Inmersos como estamos en una etapa particularmente compleja de nuestra historia, saliendo apenas de la peor crisis económica del presente siglo y sin aceptar aún los altos y desiguales costos que hemos tenido que pagar para solventarla; con rezagos que se agolpan exigiendo solución; con una población que ha crecido, y que es ya de cien millones de personas que reclaman prácticamente todo; con índices de pobreza y marginación que nos colocan en uno de los más bajos lugares del continente; queriendo ser parte de un mundo que ha hecho de la globalidad no la aspiración, sino la más apabullante realidad, tenemos que decidir el tipo de líder que necesitamos y cómo podemos atinar a elegirlo.
Es innegable que la sociedad mexicana es hoy diferente: las crisis la han vuelto recelosa y el acceso a los medios de comunicación le han dado posesión plena de la información, la cual utiliza hábilmente. No es una exageración afirmar que la democratización de la sociedad ha caminado mucho más aprisa que la que han desarrollado los partidos políticos, ya que la de ella responde a un proceso abierto y la de aquéllos a una calculada estrategia para mantener o ampliar la influencia de los grupos que a su interior actúan.
Como en todo proceso social, hay un punto de inflexión a partir del cual los acontecimientos se desbordan y los controles dejan de ser efectivos. Es probable que estemos ya en ese punto, lo cual puede probarse si analizamos con cuidado lo que estamos viendo en la férrea competencia por el poder, no sólo entre partidos, sino al interior de cada uno de ellos, que es donde resulta mucho más evidente.
Resulta también obvio que el plano en que se despliegan los partidos y quienes en su interior operan, no corresponde con lo que la sociedad espera o aspira. La gente está deseosa de conocer qué le ofrecen para resolver sus problemas concretos, los que a diario vive, los de los hijos que asoman a la adolescencia o de plano están buscando ya un empleo.
Puede que la gente se divierta con el enfrentamiento entre los prospectos, o que llamen su atención los promocionales que actúan en la lógica de la mercadotecnia política, pero eso no es garantía ni de un triunfo contundente ni de que la legitimidad sea el resultado de la abundante votación. Por más dinero y audaces propuestas que los partidos enderezan para convocar a la sociedad, los niveles de abstencionismo siguen siendo muy altos.
El verdadero enemigo no es el partido opositor, mucho menos el compañero que aspira también a ser elegido, sino los tremendos problemas que nos agobian y que exigen solución.

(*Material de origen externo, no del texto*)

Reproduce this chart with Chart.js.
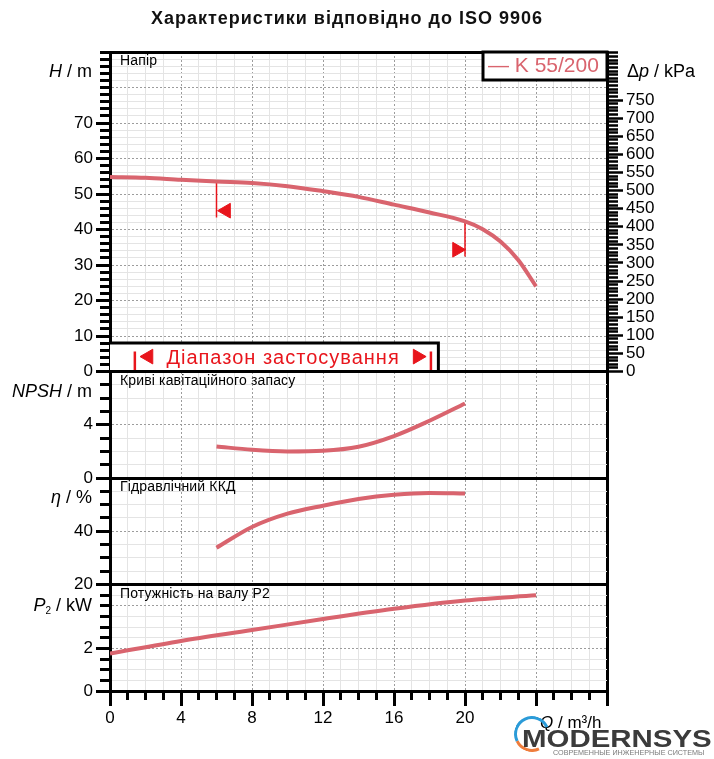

La lucha por el poder no puede limitarse a su obtención. El poder es el instrumento para tomar las grandes decisiones, para acometer las grandes transformaciones. El país creció en número y en problemas, y es un hecho que ya no cabe en las instituciones que sin duda le fueron eficaces. En la medida que la oferta ahí se dirija, no sólo ubicaremos a la política en su perspectiva correcta, sino que estaremos más cerca de la gente, que asume con mayor conciencia su participación en la vida pública.